“Los Angeles dovrebbe essere sicura per chi cerca l’aborto. Combattete contro i tentativi di chiudere la clinica DuPont“. È il messaggio iper-colorato che campeggia su alcuni cartelloni comparsi negli ultimi giorni nella Città degli Angeli. Che cosa significano? Come riportato da Politico, il messaggio pubblicitario, sovvenziato dal LA Abortion Support Collective – collettivo locale di volontari che fornisce supporto emotivo a coloro che cercano di abortire – e dal National Institute for Reproductive Health, arriva in risposta alla contestata decisione di bloccare l’apertura di una clinica a Bevery Hills – la DuPunt – che avrebbe permesso alle donne di abortire oltre le 24 settimane. Nel giugno 2022, il governatore della California, Gavin Newsom, ha firmato una nuova legge che rafforza i diritti all’aborto nello Stato, dopo la decisione della Corte Suprema di rovesciare la sentenza Roe contro Wade. E benché Bevery Hills sia considerato un feudo ultra-progressista e liberal, la clinica ha accusato il consiglio cittadino, nelle scorse settimane, di aver “cospirato” con gli attivisti antiabortisti al fine di bloccare l’iniziativa, presentando una richiesta di risarcimento danni contro i funzionari locali.
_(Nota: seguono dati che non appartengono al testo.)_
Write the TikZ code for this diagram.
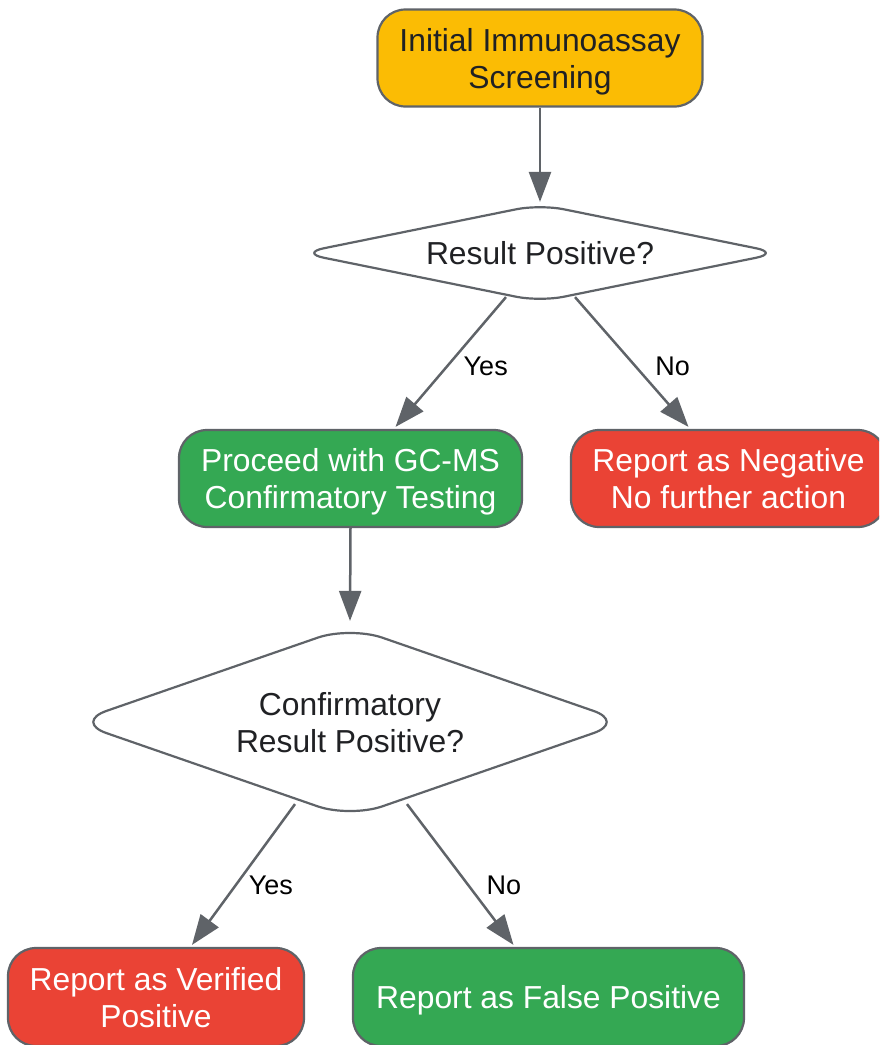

È scontro sull’aborto a Bevery Hills
La DuPont Clinic, società con sede a Washington, ha dichiarato, secondo il Los Angeles Times, di aver speso milioni di dollari per aprire e attrezzare una propria sede sulla Wilshire Boulevard – una delle principali arterie stradali est-ovest della città di Los Angeles – con l’obiettivo di espandersi sulla costa occidentale. In una lettera inviata alla città la clinica sostiene che quattro funzionari comunali, tra cui il sindaco di Beverly Hills Julian Gold, hanno agito per negare i permessi alla struttura dopo le proteste antiabortiste. Nella lettera inviata al Municipio di Beverly Hills, si accusano i funzionari local di aver esercitato pressioni sul locatore affinché si ritirasse dal contratto di locazione e di aver tenuto “incontri segreti” con i membri del gruppo Survivors of the Abortion Holocaust, promettendo loro di impedire “l’apertura di DuPont“.
La clinica sostiene che i funzionari comunali “si sono piegati alle pressioni politiche della comunità antiabortista” invece di proteggere “il diritto all’aborto sancito dalla Costituzione della California“, citando in giudizio anche il proprietario dell’immobile situato sulla Wilshire Boulevard, la Douglas Emmett Inc. Non sarebbe l’unico caso di questo tipo: secondo quanto riferito da Politico, infatti, anche i progetti di nuove cliniche della medesima tipologia a Visalia ed El Centro sono stati pesantemente ritardati dalla burocrazia o abbandonati del tutto. “È deludente cercare di tornare in California – dopo che le cronache hanno parlato di come lo Stato sia pronto ad aiutare le persone ad accedere all’aborto – solo per scoprire che la realtà è diversa“, ha dichiarato al Los Angeles Times il dottor Matthew Reeves, fondatore di DuPont.
Quei cartelloni-sport di Newsom
Eppure il governatore Gavin Newsom aveva giurato che la California era la meta perfetta per le donne a cui era stato impedito di abortire negli altri stati dopo la cancellazione della sentenza Roe v. Wade. Nel 2020, il governatore democratico aveva infatti utilizzato il suo fondo per la rielezione per affittare alcuni spazi pubblicitari in una manciata di stati a guida repubblicana per promuovere la California come Stato santuario del diritto all’aborto, mentre altri Stati a guida Gop introducevano restrizioni sulla scia del ribaltamento della sentenza della Corte Suprema. “L’idea che questi politici repubblicani stiano cercando di proteggere la vita è una farsa totale“, aveva detto Newsom in una nota. Tuttavia, le ultime rivelazioni di Politico dimostrano che la realtà è molto distante da quella presentata dal governatore dem. E anche in California le istanze conservatrici stanno facendo breccia.